INDECENCY Clear Channel drops Stern from its stations



In a Web site statement, Stern said the FCC crackdown was 'shocking.'
LOS ANGELES TIMES
WASHINGTON -- The nation's largest radio chain booted shock jock Howard Stern off its stations Thursday after regulators proposed fining the company $495,000 for airing Stern's sexually explicit broadcasts.
The Federal Communications Commission cited Clear Channel Communications Inc. for "willfully broadcasting indecent material" last April on stations in San Diego and five other cities. The FCC said the broadcasts included "repeated, graphic and explicit sexual descriptions that were pandering, titillating or used to shock the audience."
The fine was the third six-figure penalty levied this year against Clear Channel, which owns 1,200 stations and earned $1.1 billion in 2003. In January, the FCC fined Clear Channel a record $715,000 for broadcasts by a disc jockey known as Bubba the Love Sponge.
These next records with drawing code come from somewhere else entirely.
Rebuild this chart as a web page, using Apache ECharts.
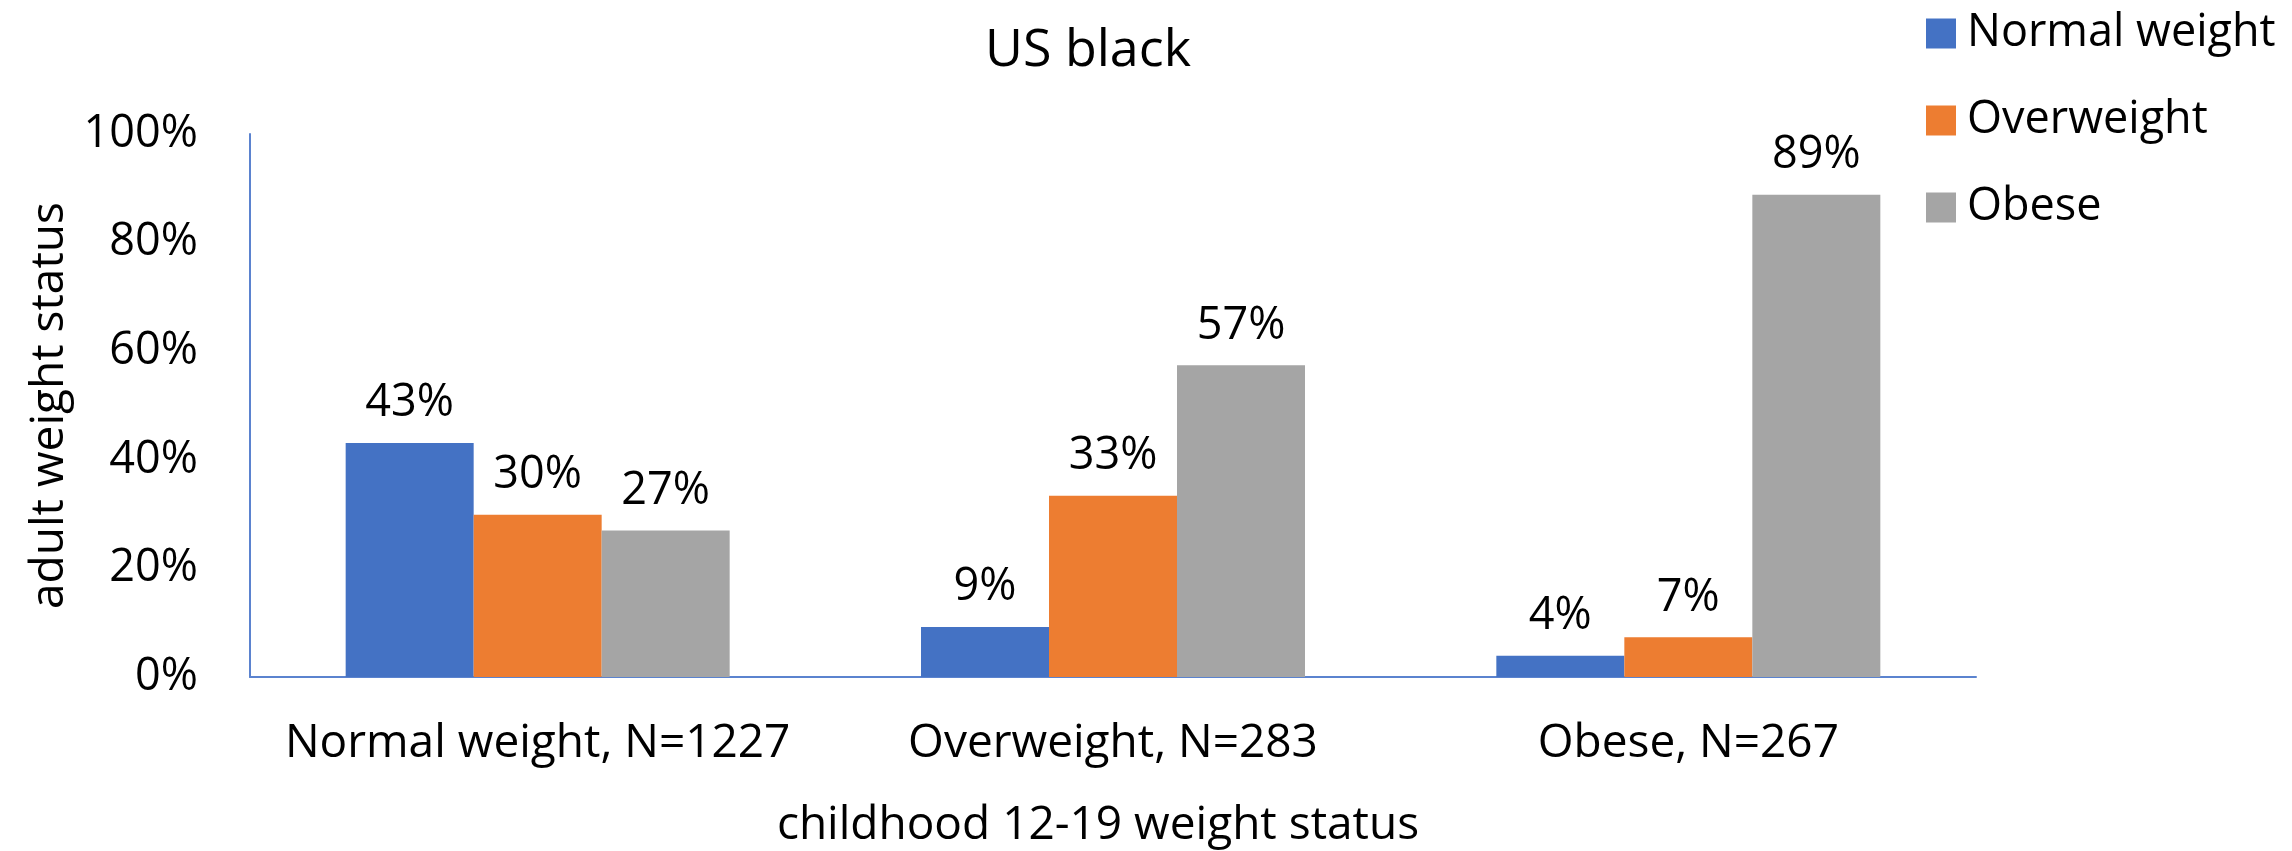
<!DOCTYPE html>
<html>
<head>
<meta charset="utf-8">
<title>US black</title>
<script src="https://cdn.jsdelivr.net/npm/echarts@6/dist/echarts.min.js"></script>
<style>
  html, body { margin: 0; padding: 0; background: #fff; }
  #main { width: 2292px; height: 851px; }
</style>
</head>
<body>
<div id="main"></div>
<script>
// childhood (12-19) weight status groups
const categories = ['Normal weight, N=1227', 'Overweight, N=283', 'Obese, N=267'];
// adult weight status shares, percent
const normalWeight = [43.1, 9.2, 3.9];
const overweight = [29.9, 33.4, 7.3];
const obese = [27.0, 57.4, 88.8];
const seriesNames = ['Normal weight', 'Overweight', 'Obese'];
const colors = ['#4472C4', '#ED7D31', '#A5A5A5'];

const font = "'Open Sans', sans-serif";
const axisBlue = '#5B83CF';

const chart = echarts.init(document.getElementById('main'));

function barSeries(name, data, color) {
    return {
        name: name,
        type: 'bar',
        data: data,
        barWidth: 128,
        barGap: '0%',
        itemStyle: { color: color },
        label: {
            show: true,
            position: 'top',
            distance: 17,
            color: '#000',
            fontFamily: font,
            fontSize: 45,
            formatter: p => Math.round(p.value) + '%'
        }
    };
}

chart.setOption({
    animation: false,
    backgroundColor: '#fff',
    textStyle: { fontFamily: font, color: '#000' },
    title: {
        text: 'US black',
        left: 980,
        top: 20,
        textStyle: { fontFamily: font, fontSize: 52, fontWeight: 'normal', color: '#000' }
    },
    legend: {
        orient: 'vertical',
        left: 1921,
        top: 6,
        itemWidth: 30,
        itemHeight: 30,
        itemGap: 42,
        icon: 'rect',
        textStyle: { fontFamily: font, fontSize: 45, color: '#000', padding: [0, 0, 0, 6] },
        data: seriesNames
    },
    grid: {
        left: 250,
        right: 316,
        top: 134,
        bottom: 174,
        containLabel: false,
        outerBoundsMode: 'none'
    },
    xAxis: {
        type: 'category',
        data: categories,
        axisLine: { lineStyle: { color: axisBlue, width: 2 } },
        axisTick: { show: false },
        axisLabel: { interval: 0, fontFamily: font, fontSize: 46, color: '#000', margin: 44 },
        name: 'childhood 12-19 weight status',
        nameLocation: 'middle',
        nameGap: 126,
        nameTextStyle: { fontFamily: font, fontSize: 46, color: '#000', padding: [0, 30, 0, 0] }
    },
    yAxis: {
        type: 'value',
        min: 0,
        max: 100,
        interval: 20,
        axisLine: { show: true, lineStyle: { color: axisBlue, width: 2 } },
        axisTick: { show: false },
        splitLine: { show: false },
        axisLabel: { fontFamily: font, fontSize: 45, color: '#000', margin: 52, formatter: '{value}%' },
        name: 'adult weight status',
        nameLocation: 'middle',
        nameGap: 172,
        nameTextStyle: { fontFamily: font, fontSize: 46, color: '#000' }
    },
    series: [
        barSeries(seriesNames[0], normalWeight, colors[0]),
        barSeries(seriesNames[1], overweight, colors[1]),
        barSeries(seriesNames[2], obese, colors[2])
    ]
});
</script>
</body>
</html>
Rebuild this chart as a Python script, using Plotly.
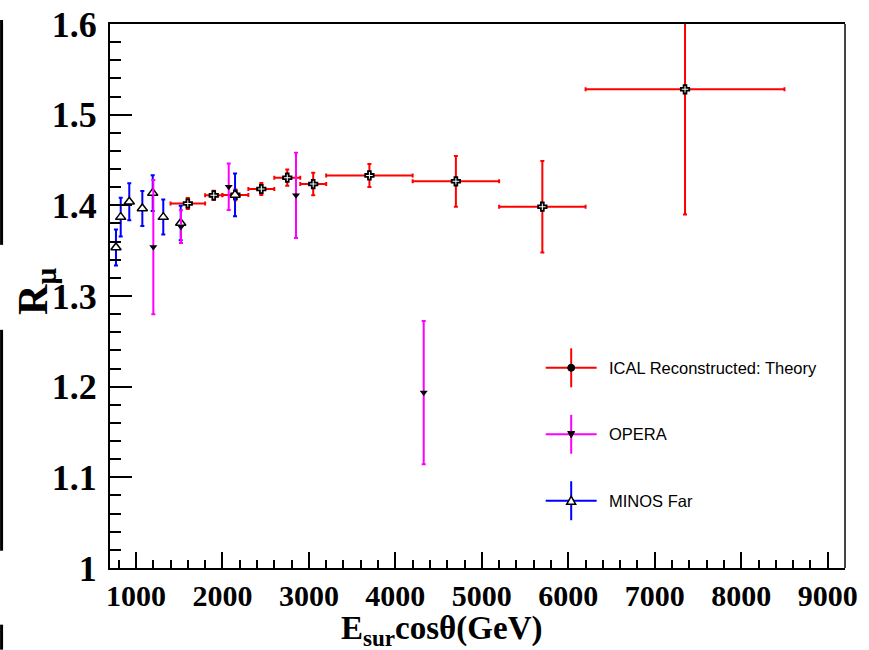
import plotly.graph_objects as go

# ICAL reconstructed ratio (theory), binned in E_sur*cos(theta)
ical_e = [1600, 1900, 2150, 2450, 2750, 3050, 3700, 4700, 5700, 7350]
ical_de = [200, 100, 150, 150, 150, 150, 500, 500, 500, 1150]
ical_r = [1.402, 1.411, 1.4115, 1.418, 1.4305, 1.4235, 1.433, 1.4265, 1.3985, 1.528]
ical_dr = [0.006, 0.005, 0.006, 0.0065, 0.009, 0.0125, 0.0127, 0.028, 0.0505, 0.138]

# OPERA measurements
opera_e = [1201, 1521, 2073, 2851, 4328]
opera_r = [1.354, 1.3765, 1.4205, 1.411, 1.1935]
opera_dr = [0.074, 0.018, 0.0257, 0.047, 0.079]

# MINOS far detector measurements
minos_e = [769, 824, 923, 1074, 1194, 1316, 1518, 2146]
minos_r = [1.3535, 1.387, 1.404, 1.3965, 1.4135, 1.387, 1.3805, 1.4115]
minos_dr = [0.0198, 0.0215, 0.0204, 0.0193, 0.0197, 0.0193, 0.019, 0.0235]

x_range = [700, 9200]
y_range = [1.0, 1.6]

legend_names = ["ICAL Reconstructed: Theory", "OPERA", "MINOS Far"]
legend_colors = ["#ff0000", "#ff00ff", "#0000ff"]

W, H = 869, 650
L, R, T, B = 110, 845.5, 24, 568.3


def px_x(px):
    return (px - L) / (R - L)


def px_y(py):
    return (B - py) / (B - T)


fig = go.Figure()

fig.add_trace(go.Scatter(
    x=ical_e, y=ical_r, mode="markers", name=legend_names[0],
    error_x=dict(type="data", array=ical_de, color="#ff0000", thickness=2, width=2),
    error_y=dict(type="data", array=ical_dr, color="#ff0000", thickness=2, width=2),
    marker=dict(symbol="cross", size=7, color="white", line=dict(color="black", width=1.8)),
    showlegend=False,
))
fig.add_trace(go.Scatter(
    x=minos_e, y=minos_r, mode="markers", name=legend_names[2],
    error_y=dict(type="data", array=minos_dr, color="#0000ff", thickness=2, width=2),
    marker=dict(symbol="triangle-up", size=9, color="white", line=dict(color="black", width=1.5)),
    showlegend=False,
))
fig.add_trace(go.Scatter(
    x=opera_e, y=opera_r, mode="markers", name=legend_names[1],
    error_y=dict(type="data", array=opera_dr, color="#ff00ff", thickness=2, width=2),
    marker=dict(symbol="triangle-down", size=7, color="black"),
    showlegend=False,
))

shapes = []
annotations = []

# legend block: cross of lines, marker, label
leg_rows = [368, 434.5, 501]
leg_x0, leg_x1, leg_xm = 546, 597, 571.5
for i, (name, col, yy) in enumerate(zip(legend_names, legend_colors, leg_rows)):
    shapes.append(dict(type="line", xref="paper", yref="paper",
                       x0=px_x(leg_x0), x1=px_x(leg_x1), y0=px_y(yy), y1=px_y(yy),
                       line=dict(color=col, width=2)))
    shapes.append(dict(type="line", xref="paper", yref="paper",
                       x0=px_x(leg_xm), x1=px_x(leg_xm), y0=px_y(yy - 19.5), y1=px_y(yy + 19.5),
                       line=dict(color=col, width=2)))
    annotations.append(dict(x=px_x(607), y=px_y(yy), xref="paper", yref="paper",
                            text=name, showarrow=False, xanchor="left", yanchor="middle",
                            font=dict(family="Liberation Sans, Arial", size=16.5, color="black")))

# legend markers
r = 3.5
shapes.append(dict(type="circle", xref="paper", yref="paper",
                   x0=px_x(leg_xm - r), x1=px_x(leg_xm + r),
                   y0=px_y(leg_rows[0] + r), y1=px_y(leg_rows[0] - r),
                   fillcolor="black", line=dict(color="black", width=1)))


def tri_path(cx, cy, s, down):
    if down:
        pts = [(cx - s, cy - s * 0.8), (cx + s, cy - s * 0.8), (cx, cy + s)]
    else:
        pts = [(cx - s, cy + s * 0.8), (cx + s, cy + s * 0.8), (cx, cy - s)]
    return "M " + " L ".join(f"{px_x(a)},{px_y(b)}" for a, b in pts) + " Z"


shapes.append(dict(type="path", xref="paper", yref="paper",
                   path=tri_path(leg_xm, leg_rows[1], 3.5, True),
                   fillcolor="black", line=dict(color="black", width=1)))
shapes.append(dict(type="path", xref="paper", yref="paper",
                   path=tri_path(leg_xm, leg_rows[2], 4.5, False),
                   fillcolor="white", line=dict(color="black", width=1.5)))

# right frame edge
shapes.append(dict(type="line", xref="paper", yref="paper", x0=1, x1=1, y0=0, y1=1,
                   line=dict(color="#444444", width=2)))

# bars along the left page edge
for y0, y1 in [(20, 245), (330, 551), (625, 650)]:
    shapes.append(dict(type="line", xref="paper", yref="paper",
                       x0=px_x(1.5), x1=px_x(1.5), y0=px_y(y0), y1=px_y(y1),
                       line=dict(color="black", width=3)))

# axis titles
annotations.append(dict(x=px_x(442), y=px_y(653), xref="paper", yref="paper",
                        text="E<sub>sur</sub>cosθ(GeV)", showarrow=False,
                        xanchor="center", yanchor="bottom",
                        font=dict(family="Liberation Serif", size=33, color="black", weight="bold")))
annotations.append(dict(x=px_x(36), y=px_y(292), xref="paper", yref="paper",
                        text="R<sub>μ</sub>", showarrow=False, textangle=-90,
                        xanchor="center", yanchor="middle",
                        font=dict(family="Liberation Serif", size=42, color="black", weight="bold")))

fig.update_layout(
    width=W, height=H,
    margin=dict(l=L, r=W - R, t=T, b=H - B, pad=0),
    paper_bgcolor="white", plot_bgcolor="white",
    shapes=shapes, annotations=annotations,
    xaxis=dict(
        range=x_range, showgrid=False, zeroline=False, automargin=False,
        showline=True, linecolor="black", linewidth=2, mirror=True,
        ticks="inside", ticklen=16, tickwidth=1.5, tickcolor="black",
        tick0=0, dtick=1000,
        minor=dict(ticks="inside", ticklen=8, tickwidth=1.5, tickcolor="black", dtick=200, showgrid=False),
        tickfont=dict(family="Liberation Serif", size=30, color="black", weight="bold"),
    ),
    yaxis=dict(
        range=y_range, showgrid=False, zeroline=False, automargin=False,
        showline=True, linecolor="black", linewidth=2, mirror=False,
        ticks="inside", ticklen=22, tickwidth=1.5, tickcolor="black",
        tick0=1.0, dtick=0.1, ticklabelstandoff=4,
        minor=dict(ticks="inside", ticklen=11, tickwidth=1.5, tickcolor="black", dtick=0.02, showgrid=False),
        tickfont=dict(family="Liberation Serif", size=36, color="black", weight="bold"),
    ),
)

fig.write_html("out.html")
In March, the agency imposed a $247,500 fine on the company's "Elliot in the Morning" broadcasts.
Cleaning up
Clear Channel has taken steps in recent months to clean up its programming.
It stopped running Bubba the Love Sponge broadcasts, and in March it temporarily suspended the Stern show carried on six of its stations. Thursday's decision makes the move permanent, Clear Channel Radio President John Hogan said.
"Mr. Stern's show has created a great liability for us and other broadcasters who air it," Hogan said. "The Congress and the FCC are even beginning to look at revoking station licenses. That's a risk we're just not willing to take."
Stern's show is syndicated by Infinity Broadcasting, and the FCC on Thursday ordered its staff to investigate Infinity's broadcasts of the April 9, 2003, show. Infinity carries Stern on 18 stations.
Response
Stern could not be reached to comment, but in a statement posted on his Web site, he likened the government sanctions to a "McCarthy type 'witch hunt'" by the Bush administration.
"It is pretty shocking that governmental interference into our rights and free speech takes place in the U.S.," Stern wrote. "It's hard to reconcile this with the 'land of the free' and the 'home of the brave.'"
The FCC, which has issued about $4 million in indecency fines since 1990, has intensified its scrutiny of broadcasters as lawmakers have pressed for stricter rules, particularly since Janet Jackson's infamous breast-baring during the Super Bowl halftime show.
The House has approved a bill to increase penalties for obscene, indecent and profane broadcasts. The measure is pending in the Senate.
"Janet Jackson was really the straw that broke the camel's back," said Howard Liberman, a former FCC staff attorney now in private practice in Washington. "Now the three Republicans on the FCC are joining the two Democrats" on the commission "who have been pushing this indecency issue for a long time."
The crackdown cheers FCC Democrat Michael K. Copps, who has long championed tighter monitoring of the airwaves. The FCC's fine also was praised by the conservative watchdog group Parents Television Council.